В Советском Союзе, следуя сталинской линии, генерала Власова и его сторонников заклеймили как предателей. На немецких офицеров, помогавших им из соображений человечности и вопреки линии Гитлера, навешены ярлыки агентов Гестапо и «гитлеровских фашистов», хотя многие из них вошли в историю как мученики немецкого народа. Но и на Западе мало известно об Освободительном Движении, хотя о нем опубликовано уже несколько трудов.
Немцев, поддерживавших Освободительное Движение, упрекают в наивности: зачем затевать дело, заведомо обреченное на неуспех? Говорят: «Стоило только почитать “Mein Kampf” Гитлера, как становилось ясно, что нацисты никогда не изменят своей политики по отношению к России».
Но на вопрос: «А что же мы должны были тогда делать?» – ни один из критиков не дал вразумительного ответа.
Мы же действовали так, как не могли не действовать по своей совести. Мы предприняли попытку освободить мир от врага не менее страшного, чем нацизм, конец которого был нам виден. И кто мог тогда с полной уверенностью утверждать, что эта попытка будет безуспешной? Эти утверждения делаются постфактум.
Кто же эти «мы»?
Это – русские и другие борцы из Советского Союза, стремившиеся к свободе и лучшему будущему; их было много миллионов. Это – члены немецкого Движения Сопротивления. Это – немцы балтийского, российского происхождения и бесчисленное множество других простых немцев, которые хотели «устранить существующее зло». (Я воспринял от своего учителя – доктора Эрнста Гельдерблома принцип: «Кто стремится быть нравственным, тот должен стремиться и устранить существующее зло».)
Наша попытка и описана в моей книге. Она охватывает события между 1941 и 1945 годами, – события, вызывающие в памяти притчу о смоковнице, которая должна погибнуть, если она не принесла плода.
1941 год был годом, когда история дала Гитлеру последнюю возможность изменить свой курс. Но ослепление и самонадеянность его сделали это неосуществимым.
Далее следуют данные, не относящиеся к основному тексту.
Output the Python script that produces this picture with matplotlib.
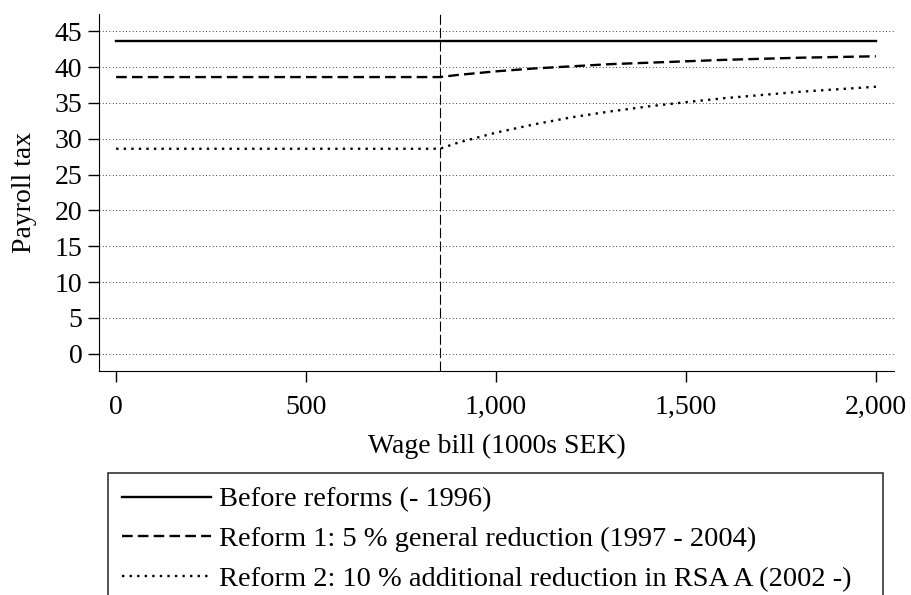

1942–1943 годы были годами, когда немецкие и русские офицеры из внутренних, идейных побуждений рискнули встать на путь, ведущий к миру и свободе, – вопреки Сталину и вопреки Гитлеру.
В 1944 году Гиммлер обратил внимание на Освободительное Движение. Но эта перемена курса была неискренна, и к тому же она слишком запоздала.
1945 год принес крушение надежд и конец Движения.
Власов и его единомышленники пытались внести свой вклад в дело раскрепощения, примирения и единения народов. Их вклад был игнорирован, и не только нацистами. Он игнорируется до сих пор.
Андрей Андреевич Власов не был основателем Освободительного Движения. Оно родилось в сердцах угнетенных и униженных задолго до его появления, – в сердцах русских, украинцев, белорусов, литовцев, латышей, эстонцев, народов Кавказа и Средней Азии. Власов лишь возглавил его, пытался внести в уже шедшую борьбу политическую стратегию и дать ей цель (при безусловном отрицании нацистского духа). Он стремился объединить людей и создать силу, способную с успехом для России закончить войну.
Различные народы России, без сомнения, питали различные надежды и вынашивали различные цели. Власов и его советники видели национальную проблему в новом свете и предвидели ее разрешение в едином европейском целом. Их точка зрения не встретила понимания в то время, и не только у нацистов. Ее не понимают и сейчас.
Власовым не руководили ни честолюбие, ни расчет. Судьба, обстоятельства, его собственный опыт – всё это вместе привело к тому, что он действовал именно так. Принимая на себя ответственность, он был не одинок. Его идейные сотрудники отлично сознавали, что вторая мировая война открыла возможность (которая может больше никогда не представиться) освободить народы России от большевистского гнета. Можно ли здесь говорить об измене? Немецкий теолог Дитрих Бонхёффер, участник немецкого Движения Сопротивления, казнённый нацистами, говорил, что в известных обстоятельствах измена является патриотизмом, а патриотизм – изменой.